Revenue rose 12% YoY to $6.4B in Q1 FY2026, ARR increased 11% to $26.06B, adjusted EPS was $6.06 (+19% YoY) and operating cash flow hit a record $2.96B. AI ARR more than tripled and Firefly generative credit consumption jumped 45% QoQ, but shares are down >25% YTD (>40% over five years) and CEO Shantanu Narayen plans to step down; company reaffirmed full-year ARR growth just over 10% while trading at <11x forward P/E and a PEG below 0.3.

Analysis

Market fear is focused on AI as an existential disruptor, but the more likely mechanical outcome is a revenue and margin mix shift as AI moves from feature to metered consumption. That transition compresses headline ARR growth early while increasing long-term customer lifetime value for vendors that control both models and distribution; winners will monetize consumption without shouldering unhedged compute cost exposure. Adobe's balance sheet and cash generation create an asymmetry: it can subsidize adoption, consolidate adjacent martech/content assets, or underprice competitors until scale effects reassert margin leadership. Second-order winners include infrastructure and model-hosting providers (higher GPU-cycle demand) and larger enterprise martech suites able to upsell integrated AI workflows; losers are pure-play microstock licensors and stand-alone creative-tool challengers that lack distribution or deep IP. The stock-photo pivot toward royalty-free bundled with generative tooling risks accelerating consolidation and invites regulatory attention around content ownership/licensing—this could compress multiples for niche licensors faster than for platform owners. Separately, imminent CEO succession is a catalyst window: an operationally-focused successor could redeploy excess cash into buybacks/M&A and accelerate re-rate timing, while a governance misstep could extend the discount.
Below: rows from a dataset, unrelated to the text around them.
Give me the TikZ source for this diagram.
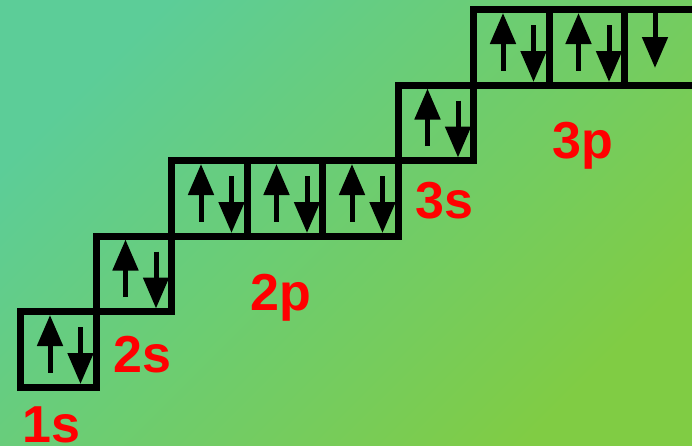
\documentclass[tikz,border=0pt]{standalone}
\usepackage{fontspec}
\setmainfont{Liberation Sans}
\usepackage{xcolor}
\usepackage{tikz}
\usetikzlibrary{calc,arrows.meta,positioning}
\definecolor{bgA}{RGB}{92,205,152}
\definecolor{bgB}{RGB}{128,204,68}

\begin{document}
\begin{tikzpicture}[x=1pt,y=-1pt,
  orb/.style={draw,line width=7pt,minimum size=75.5pt,inner sep=0pt,outer sep=0pt,anchor=north west},
  spin/.style={line width=5pt,-{Triangle[length=31pt,width=25pt]}},
  lbl/.style={text=red,font=\bfseries\fontsize{52}{52}\selectfont,inner sep=0pt,anchor=base west}]
  \useasboundingbox (0,0) rectangle (692,445);
  \shade[top color=bgA,bottom color=bgB,shading angle=45] (0,0) rectangle (692,445);
  % orbital boxes
  \node [orb] (s1) at (20.5,311.5) {};
  \node [orb] (s2) at (96,236) {};
  \node [orb] (p2a) at (171.5,160.5) {};
  \node [orb] (p2b) at (247,160.5) {};
  \node [orb] (p2c) at (322.5,160.5) {};
  \node [orb] (s3) at (398,85) {};
  \node [orb] (p3a) at (473.5,9.5) {};
  \node [orb] (p3b) at (549,9.5) {};
  \node [orb] (p3c) at (624.5,9.5) {};
  % electrons
  \foreach \b in {s1,s2,p2a,p2b,p2c,s3,p3a,p3b}{
    \draw [spin] ($(\b.north west)+(29.5,61)$) -- ++(0,-57.5);
    \draw [spin] ($(\b.north west)+(60,15.5)$) -- ++(0,57);
  }
  \draw [spin] ($(p3c.north west)+(30.5,3.5)$) -- ++(0,55);
  % labels
  \node [lbl] (l1s) at (22,442) {1s};
  \node [lbl] (l2s) at (113,372) {2s};
  \node [lbl] (l2p) at (250,310) {2p};
  \node [lbl] (l3s) at (415,218) {3s};
  \node [lbl] (l3p) at (552,158) {3p};
\end{tikzpicture}
\end{document}
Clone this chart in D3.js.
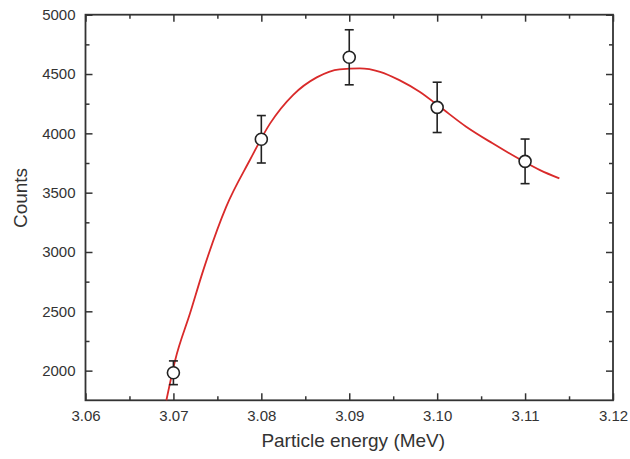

Key risks: open-source model commoditization reducing pricing power, a persistent shift of compute costs to vendors, or a sector-wide liquidity rout that re-prices profitable growth. Time horizons matter — expect headline volatility around the management transition (days–weeks), ARR composition noise over the next 2–4 quarters, and valuation re-rating over 12–24 months if execution and buybacks/M&A are visible. Positioning should therefore favor optionality and hedged exposure rather than unhedged concentration.